Roundup: Flaherty’s EI premium freeze

Jim Flaherty announced a “good news” economic measure of freezing EI premiums for the next three years – you know, like the Liberals have been hounding him to do for the past couple of years. Only, to be clever, the Liberals were calling them “job-killing payroll taxes” either, and despite the freeze, there will still be some rate increases. It also makes one wonder about the utility of the arm’s length board set up to advise on things like rates if the government continues to undermine them and set the rates anyway. Aaron Wherry notes that this was the subject of one of Justin Trudeau’s “crowd-sourced” questions during QP in the spring. When you crunch the numbers, however, the freeze isn’t worth all that much – about $24 per year for the average person, and $340 for the average business.

The former Commons Law Clerk says that he thinks it’ll be hard to secure a conviction in the Duffy-Wright payoff because it will be hard to establish just how either party benefitted from such an arrangement.

Thomas Mulcair says that the NDP will run negative ads against the Liberals in the 2015 election – and he’s going to bring up broken promises dating back to 1993! No, seriously. He also won’t say Justin Trudeau’s full name, because apparently if you don’t name him, he’s not a threat. Meanwhile, his wife, Catherine Pinhas, gave her first interview to the Huffington Post, in which she tries to soften up Mulcair’s image and said that he’s not the brute that he’s portrayed as, but that he’s a really sweet guy. Mulcair, for his part, blames the “Angry Tom” image on Brian Topp, even though he seems oblivious to his own conduct when sufficiently needled in the House and he blows his stack (which has happened on a number of occasions).

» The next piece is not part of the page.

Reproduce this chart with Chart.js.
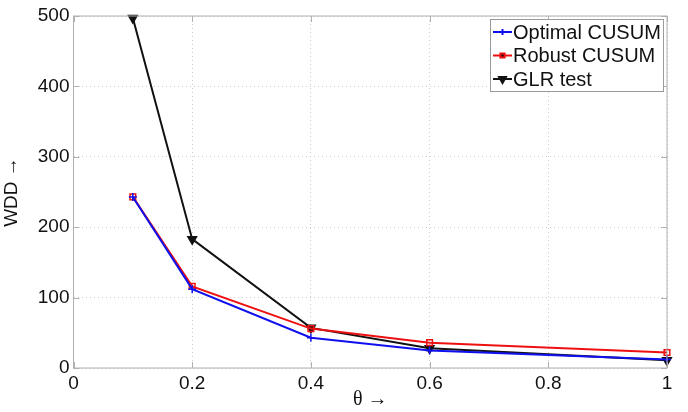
<!DOCTYPE html>
<html>
<head>
<meta charset="utf-8">
<script src="https://cdn.jsdelivr.net/npm/chart.js@4.4.0/dist/chart.umd.min.js"></script>
<style>
  html, body { margin: 0; padding: 0; background: #fff; }
  #wrap { width: 688px; height: 412px; }
</style>
</head>
<body>
<div id="wrap"><canvas id="myChart" width="688" height="412"></canvas></div>
<script>
// values
var theta = [0.1, 0.2, 0.4, 0.6, 1];
var optimal_cusum = [243, 112, 43, 25, 12];
var robust_cusum = [243, 116, 56, 36, 22];
var glr_test = [497, 183, 57, 28, 11];
var x_ticks = [0, 0.2, 0.4, 0.6, 0.8, 1];
var y_ticks = [0, 100, 200, 300, 400, 500];

var FONT = 'Liberation Sans, Arial, sans-serif';

function toPoints(ys) {
    return theta.map((t, i) => ({x: t, y: ys[i]}));
}

// box round the plot area, inward tick marks and legend inside it, MATLAB style
var boxAndLegend = {
    id: 'boxAndLegend',
    afterDatasetsDraw(chart) {
        var ctx = chart.ctx;
        var a = chart.chartArea;
        var sx = chart.scales.x, sy = chart.scales.y;
        ctx.save();
        ctx.strokeStyle = '#b0b0b0';
        ctx.lineWidth = 1;
        ctx.strokeRect(a.left, a.top, a.right - a.left, a.bottom - a.top);

        // small inward ticks
        ctx.beginPath();
        x_ticks.forEach((v) => {
            var px = Math.round(sx.getPixelForValue(v)) + 0.5;
            ctx.moveTo(px, a.bottom); ctx.lineTo(px, a.bottom - 6);
            ctx.moveTo(px, a.top); ctx.lineTo(px, a.top + 6);
        });
        y_ticks.forEach((v) => {
            var py = Math.round(sy.getPixelForValue(v)) + 0.5;
            ctx.moveTo(a.left, py); ctx.lineTo(a.left + 6, py);
            ctx.moveTo(a.right, py); ctx.lineTo(a.right - 6, py);
        });
        ctx.stroke();

        // legend
        var lx = 490, ly = 19, lw = 173, lh = 72;
        ctx.fillStyle = '#fff';
        ctx.fillRect(lx, ly, lw, lh);
        ctx.strokeStyle = '#9a9a9a';
        ctx.strokeRect(lx + 0.5, ly + 0.5, lw, lh);
        ctx.font = '20px ' + FONT;
        ctx.textBaseline = 'middle';
        chart.data.datasets.forEach((ds, i) => {
            var yy = ly + 13 + i * 23.5;
            ctx.strokeStyle = ds.borderColor;
            ctx.lineWidth = 2;
            ctx.beginPath();
            ctx.moveTo(lx + 3, yy);
            ctx.lineTo(lx + 22, yy);
            ctx.stroke();
            Chart.helpers.drawPoint(ctx, {
                pointStyle: ds.pointStyle, radius: ds.pointRadius - 1,
                rotation: ds.pointRotation || 0, borderWidth: 1.5
            }, lx + 12.5, yy);
            ctx.fillStyle = '#111';
            ctx.fillText(ds.label, lx + 23, yy + 1);
        });
        ctx.restore();
    }
};

var ctx = document.getElementById('myChart').getContext('2d');

var myChart = new Chart(ctx, {
    type: 'line',
    data: {
        datasets: [{
            label: 'Optimal CUSUM',
            data: toPoints(optimal_cusum),
            borderColor: '#1010ee',
            backgroundColor: '#1010ee',
            borderWidth: 2,
            pointStyle: 'cross',
            pointRadius: 4,
            pointBorderWidth: 1.5
        }, {
            label: 'Robust CUSUM',
            data: toPoints(robust_cusum),
            borderColor: '#ee1010',
            backgroundColor: 'rgba(255,255,255,0)',
            borderWidth: 2,
            pointStyle: 'rect',
            pointRadius: 4,
            pointBorderWidth: 1.5
        }, {
            label: 'GLR test',
            data: toPoints(glr_test),
            borderColor: '#111111',
            backgroundColor: '#111111',
            borderWidth: 2,
            pointStyle: 'triangle',
            pointRotation: 180,
            pointRadius: 5,
            pointBorderWidth: 1.5
        }]
    },
    options: {
        responsive: false,
        animation: false,
        clip: false,
        layout: { padding: { left: 0, right: 21, top: 16, bottom: 0 } },
        plugins: {
            legend: { display: false },
            tooltip: { enabled: false }
        },
        elements: { line: { tension: 0 } },
        scales: {
            x: {
                type: 'linear',
                min: 0, max: 1,
                afterBuildTicks: (s) => { s.ticks = x_ticks.map(v => ({value: v})); },
                afterFit: (s) => { s.height = 44; },
                grid: { color: '#cccccc', drawTicks: false, tickLength: 0 },
                // in v4 border.dash is what dots the grid lines
                border: { display: false, dash: [1, 3] },
                ticks: {
                    color: '#111', padding: 4,
                    font: { family: FONT, size: 19 },
                    callback: (v) => String(v)
                },
                title: {
                    display: true, text: 'θ →', color: '#111',
                    font: { family: 'Liberation Serif, serif', size: 20 },
                    padding: { top: 0, bottom: 0 }
                }
            },
            y: {
                min: 0, max: 500,
                afterBuildTicks: (s) => { s.ticks = y_ticks.map(v => ({value: v})); },
                afterFit: (s) => { s.width = 73.5; },
                grid: { color: '#cccccc', drawTicks: false, tickLength: 0 },
                border: { display: false, dash: [1, 3] },
                ticks: {
                    color: '#111', padding: 4,
                    font: { family: FONT, size: 19 }
                },
                title: {
                    display: true, text: 'WDD →', color: '#111',
                    font: { family: FONT, size: 19 },
                    padding: { top: 0, bottom: 2 }
                }
            }
        }
    },
    plugins: [boxAndLegend]
});
</script>
</body>
</html>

The publication ban on the Guelph robocalls court case has been partially lifted, and we find that there are witness statements that allege that other staffers named Michael Sona as being involved with the misleading robocalls, and that the Conservative party lawyer sat in on those interviews – which raises all kinds of questions, given that Sona is now alleging that said party lawyer was coaching those witnesses, and that they all got promotions afterward.

Conservative “strategists” are worried that the Senate could be harder to control now that there is no longer a minister representing them in the cabinet, who would coordinate their strategy with the government. While the government should never really be controlling the Senate’s actions in the first place (and the amount of that “control” – or ability to whip senators – tends to ebb and flow based on the relative age and experience of Senators in a caucus, and there are a lot of newer faces in the current Senate membership), I have heard from my own contacts that the Conservative Senate caucus is already talking about flexing its muscles a little more and coming up with their own list of priorities, rather than simply being dictated to.

While in Washington, DC, Joe Oliver says that the attempts to get the Americans to give emissions reduction targets as a guideline for where to go on the Keystone XL approval process is more about cooperation than concessions. Oliver also offered a reminder of the many ways in which our two countries harmonise regulations, which is true.

With the new facility for mentally ill prisoners delayed, but the facility at Kingston due to shut down nevertheless on schedule, there are serious concerns that these dangerous and mentally ill offenders will be moved twice – once to temporary facilities, and then once more to the new facility once it’s finally completed.

Laura Stone speaks to newly appointed Chaplain General John Fletcher about his being openly gay in the military as an Anglican priest, and the challenges and opportunities of that kind of diversity in our armed forces.

Economist Mike Moffatt casts a critical eye on the “skills gap” issue, and looks at why the upward pressure on wages that it creates is not really a bad thing.

And at the halfway point of the 41st Parliament, Andrew Coyne takes stock of where things are on the political landscape.

2 thoughts on “Roundup: Flaherty’s EI premium freeze

  1. “… Sona is now alleging that said party lawyer was coaching those witnesses, and that they all got promotions afterward.”

    Shouldn’t be to hard to cross check those alleged promotions?

  2. “… makes one wonder about the utility of the arm’s length board set up to advise on things like rates if the government continues to undermine them and set the rates anyway ..”

    And how much is/has this arm’s length board cost Canadians now?
    My Gawd. There’s depression and there’s despondency!